**What you need to do**. Identify every line containing the word "that" and reproduce each one.

───── Supplied material

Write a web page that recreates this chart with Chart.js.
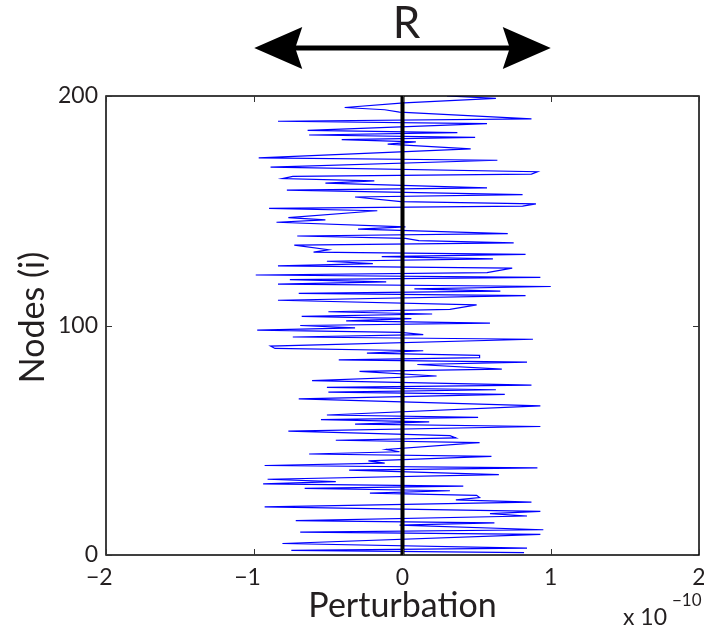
<!DOCTYPE html>
<html>
<head>
<meta charset="utf-8">
<title>Perturbation per node</title>
<script src="https://cdn.jsdelivr.net/npm/chart.js@4.4.0/dist/chart.umd.min.js"></script>
<style>
    html, body { margin: 0; padding: 0; background: #fff; }
    #wrap { width: 704px; height: 628px; }
</style>
</head>
<body>
<div id="wrap"><canvas id="perturbChart" width="704" height="628"></canvas></div>
<script>
// --- Data ---
// node index i, bottom to top; only the visible vertices of the trace
const nodes = [
    1, 2, 3, 5, 9, 10, 11, 13, 14, 15, 17, 18, 19, 21, 23, 24, 25, 26, 27, 28,
    29, 30, 31, 32, 33, 35, 37, 38, 39, 40, 41, 43, 44, 45, 46, 49, 50, 51, 52, 54,
    56, 57, 58, 59, 60, 61, 65, 68, 70, 71, 72, 73, 74, 76, 78, 80, 81, 83, 84, 85,
    86, 87, 88, 89, 90, 91, 94, 95, 96, 97, 98, 99, 100, 101, 102, 103, 104, 105, 106, 107,
    109, 111, 113, 114, 115, 116, 117, 118, 119, 120, 121, 122, 123, 125, 126, 127, 128, 129, 130, 131,
    132, 133, 135, 136, 137, 138, 139, 140, 142, 143, 145, 146, 147, 150, 151, 152, 153, 154, 156, 157,
    159, 160, 162, 163, 164, 165, 166, 167, 169, 172, 173, 177, 179, 180, 181, 182, 183, 184, 185, 188,
    189, 190, 193, 194, 195, 197, 199, 200
];
// perturbation at each node, in units of 1e-10
const perturbation = [
    0.82, -0.75, 0.84, -0.81, 0.93, -0.69, 0.95, -0.02, 0.62, -0.72, 0.84, 0.59, 0.93, -0.93, 0.87, 0.36, 0.52, 0.50, -0.22, 0.32,
    -0.66, 0.41, -0.94, -0.45, -0.91, 0.65, -0.36, 0.91, -0.93, -0.12, -0.23, 0.60, -0.63, -0.02, -0.11, 0.52, -0.45, 0.36, 0.32, -0.77,
    0.93, -0.32, 0.18, -0.55, 0.51, -0.51, 0.93, -0.70, 0.69, -0.50, 0.63, -0.51, 0.87, -0.61, 0.23, -0.29, 0.67, 0.10, 0.84, -0.43,
    0.52, 0.52, -0.24, 0.14, -0.86, -0.89, 0.88, -0.74, 0.14, -0.01, -0.98, -0.32, -0.69, 0.59, -0.38, 0.06, -0.68, 0.20, -0.50, 0.32,
    0.50, -0.84, 0.83, -0.70, 0.66, 0.08, 1.00, -0.84, -0.11, -0.76, 0.93, -0.99, 0.57, 0.74, -0.84, -0.20, -0.51, 0.61, -0.14, 0.83,
    -0.60, -0.50, -0.73, 0.75, 0.11, 0.02, -0.71, 0.71, -0.30, 0.02, -0.85, -0.52, -0.77, -0.17, -0.90, 0.81, 0.90, -0.01, -0.32, 0.81,
    -0.78, 0.57, -0.52, -0.19, -0.81, -0.74, 0.87, 0.91, -0.89, 0.64, -0.97, 0.46, -0.10, 0.09, -0.41, 0.49, -0.63, 0.37, -0.64, 0.57,
    -0.84, 0.87, -0.02, -0.12, -0.39, 0.01, 0.63, 0.30
];

// vertical reference line at zero perturbation
const zeroLineX = [0, 0];
const zeroLineY = [0, 200];

// tick values and labels
const xTicks = [-2, -1, 0, 1, 2];
const yTicks = [0, 100, 200];
const xTitle = "Perturbation";
const yTitle = "Nodes (i)";
const xMultiplier = "x 10";
const xExponent = "\u221210";

// the double arrow "R" spans this range of the x axis
const rangeLabel = "R";
const rangeSpan = [-1, 1];

const FONT = "Lato, 'Open Sans', sans-serif";
const TEXT = "#231f20";

// --- Box, inward ticks, labels and the R arrow ---
const decorations = {
    id: "decorations",
    afterDatasetsDraw(chart) {
        const { ctx, chartArea: a, scales: { x, y } } = chart;
        ctx.save();

        // axes box
        ctx.strokeStyle = "#000";
        ctx.lineWidth = 1.5;
        ctx.strokeRect(a.left, a.top, a.right - a.left, a.bottom - a.top);

        // inward tick marks (top/bottom and left/right)
        ctx.lineWidth = 1;
        ctx.strokeStyle = "#333";
        ctx.beginPath();
        xTicks.forEach(v => {
            const px = Math.round(x.getPixelForValue(v)) + 0.5;
            ctx.moveTo(px, a.bottom); ctx.lineTo(px, a.bottom - 6);
            ctx.moveTo(px, a.top); ctx.lineTo(px, a.top + 6);
        });
        yTicks.forEach(v => {
            const py = Math.round(y.getPixelForValue(v)) + 0.5;
            ctx.moveTo(a.left, py); ctx.lineTo(a.left + 6, py);
            ctx.moveTo(a.right, py); ctx.lineTo(a.right - 6, py);
        });
        ctx.stroke();

        // x tick labels: digit centred on the tick, minus sign hangs to the left
        ctx.fillStyle = TEXT;
        ctx.font = "23px " + FONT;
        ctx.textBaseline = "alphabetic";
        xTicks.forEach(v => {
            const px = x.getPixelForValue(v);
            const digits = String(Math.abs(v));
            const w = ctx.measureText(digits).width;
            ctx.textAlign = "center";
            ctx.fillText(digits, px, a.bottom + 30);
            if (v < 0) {
                ctx.textAlign = "right";
                ctx.fillText("\u2212", px - w / 2, a.bottom + 30);
            }
        });

        // x axis title
        ctx.font = "34px " + FONT;
        ctx.textAlign = "center";
        ctx.fillText(xTitle, (a.left + a.right) / 2, a.bottom + 62);

        // y axis title
        ctx.save();
        ctx.translate(44, (a.top + a.bottom) / 2 - 8);
        ctx.rotate(-Math.PI / 2);
        ctx.fillText(yTitle, 0, 0);
        ctx.restore();

        // x 10^-10 multiplier
        ctx.textAlign = "left";
        ctx.font = "23px " + FONT;
        ctx.fillText(xMultiplier, a.right - 76, a.bottom + 70);
        ctx.font = "17px " + FONT;
        ctx.fillText(xExponent, a.right - 27, a.bottom + 51);

        // R double arrow above the plot
        const x0 = x.getPixelForValue(rangeSpan[0]);
        const x1 = x.getPixelForValue(rangeSpan[1]);
        const ay = 48;
        ctx.strokeStyle = "#000";
        ctx.fillStyle = "#000";
        ctx.lineWidth = 5;
        ctx.beginPath();
        ctx.moveTo(x0 + 40, ay); ctx.lineTo(x1 - 40, ay);
        ctx.stroke();
        [[x0, 1], [x1, -1]].forEach(([tip, dir]) => {
            ctx.beginPath();
            ctx.moveTo(tip, ay);
            ctx.lineTo(tip + dir * 48, ay - 21);
            ctx.lineTo(tip + dir * 41, ay);
            ctx.lineTo(tip + dir * 48, ay + 21);
            ctx.closePath();
            ctx.fill();
        });
        ctx.fillStyle = TEXT;
        ctx.font = "44px " + FONT;
        ctx.textAlign = "center";
        ctx.fillText(rangeLabel, (x0 + x1) / 2 + 4, 38);

        ctx.restore();
    }
};

// --- Chart ---
const ctx = document.getElementById("perturbChart").getContext("2d");
new Chart(ctx, {
    type: "scatter",
    data: {
        datasets: [
            {
                // zero line, drawn on top of the trace
                data: zeroLineX.map((v, k) => ({ x: v, y: zeroLineY[k] })),
                showLine: true,
                borderColor: "#000",
                borderWidth: 4,
                pointRadius: 0
            },
            {
                data: nodes.map((n, k) => ({ x: perturbation[k], y: n })),
                showLine: true,
                borderColor: "#0000ff",
                borderWidth: 1.2,
                pointRadius: 0,
                tension: 0
            }
        ]
    },
    options: {
        responsive: false,
        animation: false,
        devicePixelRatio: 1,
        layout: { padding: { top: 96, right: 5, left: 0, bottom: 0 } },
        plugins: {
            legend: { display: false },
            tooltip: { enabled: false }
        },
        scales: {
            x: {
                type: "linear",
                min: -2,
                max: 2,
                afterBuildTicks: s => { s.ticks = xTicks.map(v => ({ value: v })); },
                ticks: { display: false },
                grid: { display: false, drawTicks: false },
                border: { display: false },
                afterFit: s => { s.height = 73; }
            },
            y: {
                type: "linear",
                min: 0,
                max: 200,
                afterBuildTicks: s => { s.ticks = yTicks.map(v => ({ value: v })); },
                ticks: { padding: 8, color: TEXT, font: { family: FONT, size: 23 } },
                grid: { display: false, drawTicks: false },
                border: { display: false },
                afterFit: s => { s.width = 106; }
            }
        }
    },
    plugins: [decorations]
});
</script>
</body>
</html>
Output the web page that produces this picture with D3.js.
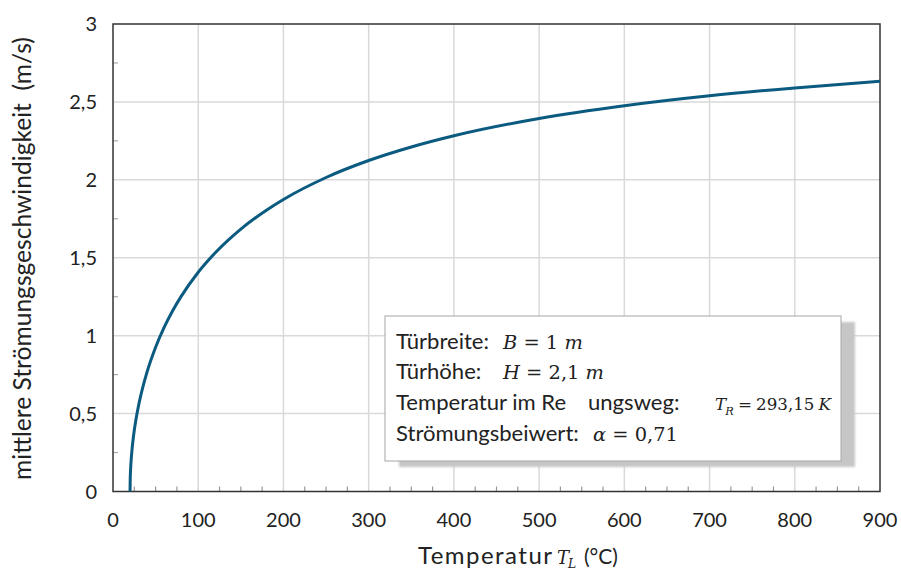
<!DOCTYPE html>
<html><head><meta charset="utf-8">
<script src="https://cdn.jsdelivr.net/npm/d3@7"></script>
<style>body{margin:0;background:#fff}</style>
</head><body>
<svg id="c" width="901" height="572"></svg>
<script>
const temps = [20, 20.2, 20.5, 21, 22, 24, 27, 30, 35, 40, 50, 60, 70, 80, 100, 120, 150, 180, 200, 250, 300, 350, 400, 500, 600, 700, 800, 900];
const speeds = [0, 0.079, 0.125, 0.177, 0.250, 0.353, 0.464, 0.552, 0.670, 0.768, 0.926, 1.053, 1.160, 1.252, 1.407, 1.532, 1.684, 1.805, 1.874, 2.015, 2.124, 2.211, 2.283, 2.394, 2.476, 2.540, 2.590, 2.632];
const xTicks = [0, 100, 200, 300, 400, 500, 600, 700, 800, 900];
const yTicks = [0, 0.5, 1, 1.5, 2, 2.5, 3];
const yTickLabels = ["0", "0,5", "1", "1,5", "2", "2,5", "3"];
const boxLines = ["Türbreite:", "Türhöhe:", "Temperatur im Re", "Strömungsbeiwert:"];

const svg = d3.select("#c");
const L = 113, R = 880, T = 24, B = 491.5;
const x = d3.scaleLinear().domain([0, 900]).range([L, R]);
const y = d3.scaleLinear().domain([0, 3]).range([B, T]);
const font = "Lato, 'Open Sans', sans-serif";
const mfont = "'DejaVu Serif', 'Liberation Serif', serif";

function fitSize(txt, family, style, target) {
  const t = svg.append("text").attr("font-family", family).attr("font-style", style)
    .attr("font-size", 100).attr("xml:space", "preserve").text(txt);
  const w = t.node().getComputedTextLength();
  t.remove();
  return 100 * target / w;
}

// grid
svg.append("g").selectAll("line").data(xTicks.slice(1, -1)).join("line")
  .attr("x1", d => x(d)).attr("x2", d => x(d)).attr("y1", T).attr("y2", B)
  .attr("stroke", "#d9d9d9").attr("stroke-width", 1.5);
svg.append("g").selectAll("line").data(yTicks.slice(1, -1)).join("line")
  .attr("y1", d => y(d)).attr("y2", d => y(d)).attr("x1", L).attr("x2", R)
  .attr("stroke", "#d9d9d9").attr("stroke-width", 1.5);

// minor ticks
const xMinor = d3.range(25, 900, 25).filter(v => v % 100 !== 0);
svg.append("g").selectAll("line").data(xMinor).join("line")
  .attr("x1", d => x(d)).attr("x2", d => x(d)).attr("y1", B).attr("y2", B - 5)
  .attr("stroke", "#999").attr("stroke-width", 1.2);
const yMinor = d3.range(0.25, 3, 0.5);
svg.append("g").selectAll("line").data(yMinor).join("line")
  .attr("y1", d => y(d)).attr("y2", d => y(d)).attr("x1", L).attr("x2", L + 5)
  .attr("stroke", "#aaa").attr("stroke-width", 1.2);

// frame
svg.append("rect").attr("x", L).attr("y", T).attr("width", R - L).attr("height", B - T)
  .attr("fill", "none").attr("stroke", "#333").attr("stroke-width", 1.5);

// tick labels
svg.append("g").selectAll("text").data(xTicks).join("text")
  .attr("x", d => x(d)).attr("y", 527).attr("text-anchor", "middle")
  .attr("font-family", font).attr("font-size", 20).attr("fill", "#222").text(d => d);
svg.append("g").selectAll("text").data(yTicks).join("text")
  .attr("x", 97).attr("y", d => y(d) + 7).attr("text-anchor", "end")
  .attr("font-family", font).attr("font-size", 20).attr("fill", "#222").text((d, i) => yTickLabels[i]);

// curve
const line = d3.line().x((d, i) => x(temps[i])).y(d => y(d)).curve(d3.curveMonotoneX);
svg.append("path").datum(speeds).attr("d", line).attr("fill", "none")
  .attr("stroke", "#0b5a80").attr("stroke-width", 3);

// italic symbol with subscript, as two separate texts
function symSub(xp, yp, main, sub, size, drop) {
  const m = svg.append("text").attr("x", xp).attr("y", yp).attr("font-family", mfont)
    .attr("font-style", "italic").attr("font-size", size).attr("fill", "#222").text(main);
  const w = m.node().getComputedTextLength();
  const s = svg.append("text").attr("x", xp + w - 1).attr("y", yp + drop).attr("font-family", mfont)
    .attr("font-style", "italic").attr("font-size", size * 0.68).attr("fill", "#222").text(sub);
  return xp + w - 1 + s.node().getComputedTextLength();
}

// x axis title
const xtY = 564;
svg.append("text").attr("x", 418).attr("y", xtY).attr("font-family", font)
  .attr("font-size", 24).attr("fill", "#222")
  .attr("textLength", 134).attr("lengthAdjust", "spacing").text("Temperatur");
symSub(557, xtY, "T", "L", 18, 4);
svg.append("text").attr("x", 584).attr("y", xtY).attr("font-family", font)
  .attr("font-size", 21).attr("fill", "#222").text("(°C)");

// y axis title
const yTitle = "mittlere Strömungsgeschwindigkeit  (m/s)";
const ySize = fitSize(yTitle, font, "normal", 443);
svg.append("text").attr("transform", "translate(31,258.5) rotate(-90)").attr("text-anchor", "middle")
  .attr("font-family", font).attr("font-size", ySize).attr("fill", "#222")
  .attr("xml:space", "preserve").text(yTitle);

// info box
const defs = svg.append("defs");
defs.append("filter").attr("id", "bl").append("feGaussianBlur").attr("stdDeviation", 1.2);
const bx = 385, by = 316, bw = 456, bh = 145;
svg.append("rect").attr("x", bx + 14).attr("y", by + 6).attr("width", bw).attr("height", bh)
  .attr("fill", "#c6c6c6").attr("filter", "url(#bl)");
svg.append("rect").attr("x", bx).attr("y", by).attr("width", bw).attr("height", bh)
  .attr("fill", "#fff").attr("stroke", "#a6a6a6").attr("stroke-width", 1);

const boxSize = fitSize("Türbreite:", font, "normal", 93);
const ly = [349, 379, 410, 441];
svg.append("g").selectAll("text").data(boxLines).join("text")
  .attr("x", 396).attr("y", (d, i) => ly[i]).attr("font-family", font).attr("font-size", boxSize)
  .attr("fill", "#222").text(d => d);
svg.append("text").attr("x", 588).attr("y", ly[2]).attr("font-family", font).attr("font-size", boxSize)
  .attr("fill", "#222").text("ungsweg:");

const mSize = fitSize("α = 0,71", mfont, "normal", 85);
function mathText(xp, yp, parts, sz) {
  const t = svg.append("text").attr("x", xp).attr("y", yp).attr("font-family", mfont)
    .attr("font-size", sz).attr("fill", "#222").attr("xml:space", "preserve");
  parts.forEach(p => {
    const s = t.append("tspan").text(p.t);
    if (p.i) s.attr("font-style", "italic");
  });
}
mathText(503, ly[0], [{t: "B", i: 1}, {t: " = 1 "}, {t: "m", i: 1}], mSize);
mathText(503, ly[1], [{t: "H", i: 1}, {t: " = 2,1 "}, {t: "m", i: 1}], mSize);
const tr = mSize * 0.86;
const afterTR = symSub(715, ly[2], "T", "R", tr, 5);
mathText(afterTR, ly[2], [{t: "\u2005=\u2005293,15\u2005"}, {t: "K", i: 1}], tr);
mathText(593, ly[3], [{t: "α", i: 1}, {t: " = 0,71"}], mSize);
</script>
</body></html>
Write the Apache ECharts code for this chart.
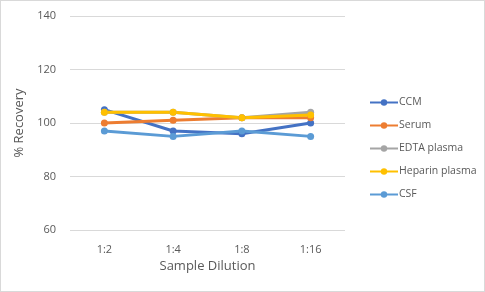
<!DOCTYPE html>
<html>
<head>
<meta charset="utf-8">
<script src="https://cdn.jsdelivr.net/npm/echarts@6/dist/echarts.min.js"></script>
<style>
  html, body { margin: 0; padding: 0; background: #fff; }
  #chart { width: 483px; height: 290px; border: 1px solid #d9d9d9; }
</style>
</head>
<body>
<div id="chart"></div>
<script>
// dilutions on the x axis
const dilutions = ['1:2', '1:4', '1:8', '1:16'];
// % recovery per sample type
const ccm = [105, 97, 96, 100];
const serum = [100, 101, 102, 102];
const edta = [104, 104, 102, 104];
const heparin = [104, 104, 102, 103];
const csf = [97, 95, 97, 95];

const names = ['CCM', 'Serum', 'EDTA plasma', 'Heparin plasma', 'CSF'];
const colors = ['#4472C4', '#ED7D31', '#A5A5A5', '#FFC000', '#5B9BD5'];
const values = [ccm, serum, edta, heparin, csf];

const chart = echarts.init(document.getElementById('chart'));

chart.setOption({
  animation: false,
  color: colors,
  textStyle: { fontFamily: 'Open Sans' },
  grid: { left: 69, right: 139, top: 15, bottom: 61 },
  legend: {
    orient: 'vertical',
    left: 363,
    top: 91,
    itemWidth: 28,
    itemHeight: 8,
    itemGap: 12,
    textStyle: { color: '#595959', fontSize: 10.5, padding: [0, 0, 0, -4] },
    data: names
  },
  xAxis: {
    type: 'category',
    data: dilutions,
    name: 'Sample Dilution',
    nameLocation: 'middle',
    nameGap: 29,
    nameTextStyle: { color: '#595959', fontSize: 13 },
    axisLine: { show: false },
    axisTick: { show: false },
    axisLabel: { color: '#595959', fontSize: 11, margin: 14 }
  },
  yAxis: {
    type: 'value',
    min: 60,
    max: 140,
    interval: 20,
    name: '% Recovery',
    nameLocation: 'middle',
    nameGap: 37,
    nameTextStyle: { color: '#595959', fontSize: 13 },
    axisLabel: { color: '#595959', fontSize: 11, margin: 14 },
    splitLine: { lineStyle: { color: '#d9d9d9' } }
  },
  series: names.map((n, i) => ({
    name: n,
    type: 'line',
    data: values[i],
    symbol: 'circle',
    symbolSize: 7,
    lineStyle: { width: 3 },
    itemStyle: { color: colors[i] }
  }))
});
</script>
</body>
</html>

──────────

**Output for this exercise**.
Write a web page that recreates this chart with Chart.js.
Output the web page that produces this picture with D3.js.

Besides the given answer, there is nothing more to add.